Kensaku Watanabe and Hiroyuki Sanada (English speakers know him from Japan's
Ringu) both create very memorable characters and I almost wanted the story to
be about them rather than Cruise. While I liked Cruise's performance in the
movie, I wanted more. In the beginning, he's an alcoholic, a racist, and an
opportunistic killer. By the end, he's sober, tolerant of the Japanese, and a
more efficent killer. That's about it, and I guess I was expecting something a
little more complex. It's Dances With Wolves except with Samurai warriors. 

Screenwriter John Logan said in interviews that the movie was about Cruise's
character changing after interaction with Eastern culture. While that does
happen, I thought more about how the modernization of Japan's army would
inevitably doom the Shogunate. There are some scenes that I thought were
unrealistic, for instance one where a single archer is able to pick off dozens
of men armed with rifles before being shot down. And I was a little skeptical
when the movie wanted me to root for the men armed only with arrows and katana
swords when they're up against soldiers with Howitzers. It sounds pessimistic,
but the Samurai never really stood a chance.
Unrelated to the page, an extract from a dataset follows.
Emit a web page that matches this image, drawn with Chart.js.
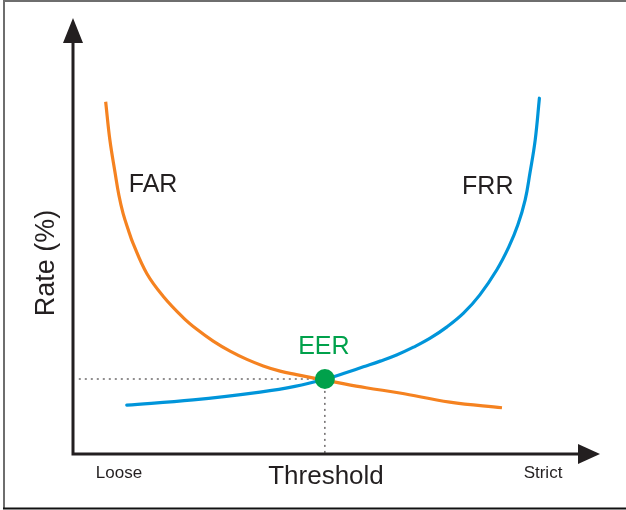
<!DOCTYPE html>
<html>
<head>
<meta charset="utf-8">
<script src="https://cdn.jsdelivr.net/npm/chart.js@4"></script>
<style>
  html, body { margin: 0; padding: 0; background: #fff; }
  #wrap { width: 626px; height: 510px; position: relative; }
</style>
</head>
<body>
<div id="wrap"><canvas id="eer-chart"></canvas></div>
<script>
// threshold (0 = loose, 100 = strict) vs rate (%)
var farX = [6.2, 7.0, 8.0, 8.7, 9.5, 10.5, 11.4, 14.0, 17.1, 20.9, 23.5, 26.6, 29.8, 33.0, 36.1, 39.3, 42.4, 46.2, 49.3, 55.6, 62.0, 71.5, 81.4];
var farY = [80.8, 72.0, 64.4, 59.4, 55.2, 51.4, 48.3, 41.4, 36.2, 31.3, 28.6, 25.9, 23.6, 21.7, 20.2, 19.0, 18.2, 17.3, 16.6, 15.2, 14.0, 11.9, 10.6];

var frrX = [10.2, 22.8, 35.5, 42.1, 48.8, 51.9, 55.1, 58.3, 61.4, 64.6, 67.7, 70.9, 74.1, 77.2, 80.4, 82.7, 84.4, 85.8, 86.7, 87.7, 88.5];
var frrY = [11.2, 12.4, 14.2, 15.5, 17.5, 18.7, 20.0, 21.3, 22.7, 24.5, 26.5, 29.1, 32.3, 36.5, 42.2, 47.5, 52.5, 58.3, 64.4, 72.0, 81.6];

var eerX = 47.8;
var eerY = 17.2;

var curveLabels = ['FAR', 'FRR', 'EER'];
var labelPos = [[15.2, 61.7], [78.7, 61.2], [47.6, 24.5]];
var xEnds = ['Loose', 'Strict'];

function toPoints(xs, ys) {
  return xs.map(function(x, i) { return {x: x, y: ys[i]}; });
}

var ink = '#231f20';
var font = '"Liberation Sans", Arial, Helvetica, sans-serif';

var diagram = {
  id: 'diagram',
  beforeDraw: function(chart) {
    var ctx = chart.ctx;
    ctx.save();
    // frame
    ctx.lineWidth = 2;
    ctx.strokeStyle = '#6e6e6e';
    ctx.beginPath();
    ctx.moveTo(3, 1); ctx.lineTo(626, 1);
    ctx.moveTo(4, 1); ctx.lineTo(4, 508);
    ctx.stroke();
    ctx.strokeStyle = '#111';
    ctx.beginPath();
    ctx.moveTo(3, 508.5); ctx.lineTo(626, 508.5);
    ctx.stroke();
    ctx.restore();
  },
  afterDraw: function(chart) {
    var ctx = chart.ctx;
    var a = chart.chartArea;
    var xs = chart.scales.x, ys = chart.scales.y;
    ctx.save();
    // axes with arrows
    ctx.strokeStyle = ink;
    ctx.fillStyle = ink;
    ctx.lineWidth = 3;
    ctx.beginPath();
    ctx.moveTo(a.left, a.bottom + 1.5);
    ctx.lineTo(a.left, a.top + 24);
    ctx.moveTo(a.left - 1.5, a.bottom);
    ctx.lineTo(a.right - 22, a.bottom);
    ctx.stroke();
    ctx.beginPath();
    ctx.moveTo(a.left, a.top);
    ctx.lineTo(a.left - 10, a.top + 25);
    ctx.lineTo(a.left + 10, a.top + 25);
    ctx.closePath();
    ctx.fill();
    ctx.beginPath();
    ctx.moveTo(a.right, a.bottom);
    ctx.lineTo(a.right - 22, a.bottom - 10);
    ctx.lineTo(a.right - 22, a.bottom + 10);
    ctx.closePath();
    ctx.fill();

    // curve labels
    ctx.textAlign = 'center';
    ctx.textBaseline = 'middle';
    ctx.font = '25px ' + font;
    for (var i = 0; i < curveLabels.length; i++) {
      ctx.fillStyle = curveLabels[i] === 'EER' ? '#00a14b' : ink;
      ctx.fillText(curveLabels[i], xs.getPixelForValue(labelPos[i][0]), ys.getPixelForValue(labelPos[i][1]));
    }

    // axis titles
    ctx.fillStyle = ink;
    ctx.font = '26px ' + font;
    ctx.fillText('Threshold', 326, 477);
    ctx.font = '17px ' + font;
    ctx.fillText(xEnds[0], 119, 473);
    ctx.fillText(xEnds[1], 543, 473);
    ctx.translate(47, 263);
    ctx.rotate(-Math.PI / 2);
    ctx.font = '27px ' + font;
    ctx.fillText('Rate (%)', 0, 0);
    ctx.restore();
  }
};

// datasets are painted last-to-first, so the EER dot comes first
var chart = new Chart(document.getElementById('eer-chart'), {
  type: 'scatter',
  data: {
    datasets: [
      {
        label: 'EER',
        data: [{x: eerX, y: eerY}],
        pointRadius: 10,
        pointBackgroundColor: '#00a14b',
        pointBorderWidth: 0
      },
      {
        label: 'FAR',
        data: toPoints(farX, farY),
        showLine: true,
        borderColor: '#f58220',
        borderWidth: 3.2,
        pointRadius: 0,
        tension: 0.4
      },
      {
        label: 'FRR',
        data: toPoints(frrX, frrY),
        showLine: true,
        borderColor: '#0095da',
        borderWidth: 3.2,
        pointRadius: 0,
        tension: 0.4,
        borderCapStyle: 'round'
      },
      {
        label: 'guide',
        data: [{x: 1.1, y: eerY}, {x: eerX, y: eerY}, {x: eerX, y: 0}],
        showLine: true,
        borderColor: ink,
        borderWidth: 1,
        borderDash: [2, 4],
        pointRadius: 0,
        tension: 0
      }
    ]
  },
  options: {
    responsive: true,
    maintainAspectRatio: false,
    animation: false,
    layout: { padding: { left: 73, right: 26, top: 18, bottom: 56 } },
    plugins: { legend: { display: false }, tooltip: { enabled: false } },
    scales: {
      x: { type: 'linear', min: 0, max: 100, display: false },
      y: { type: 'linear', min: 0, max: 100, display: false }
    }
  },
  plugins: [diagram]
});
</script>
</body>
</html>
The final battle is certainly well crafted though. The director is Edward
Zwick, who made Glory, and he was obviously inspired by the battle in
Kurosawa's Ran. That's another thing: the war sequences in the movie are pretty
raw and violent, like Braveheart or Gladiator, and yet many audiences hate
Verhoeven films or things like Kill Bill. I'm beginning to think that
"high-brow" middle-aged theater-goers really do have a thirst for bloodshed and
violence at the movies just as much as the supposedly "depraved" audiences they
decry --but they'll hide behind traditional, "ennobled" storytelling. That is,
they say they enjoy it, but only if it's "historically justified" violence,
which is nonsense.

The movie isn't bad but it could've been better.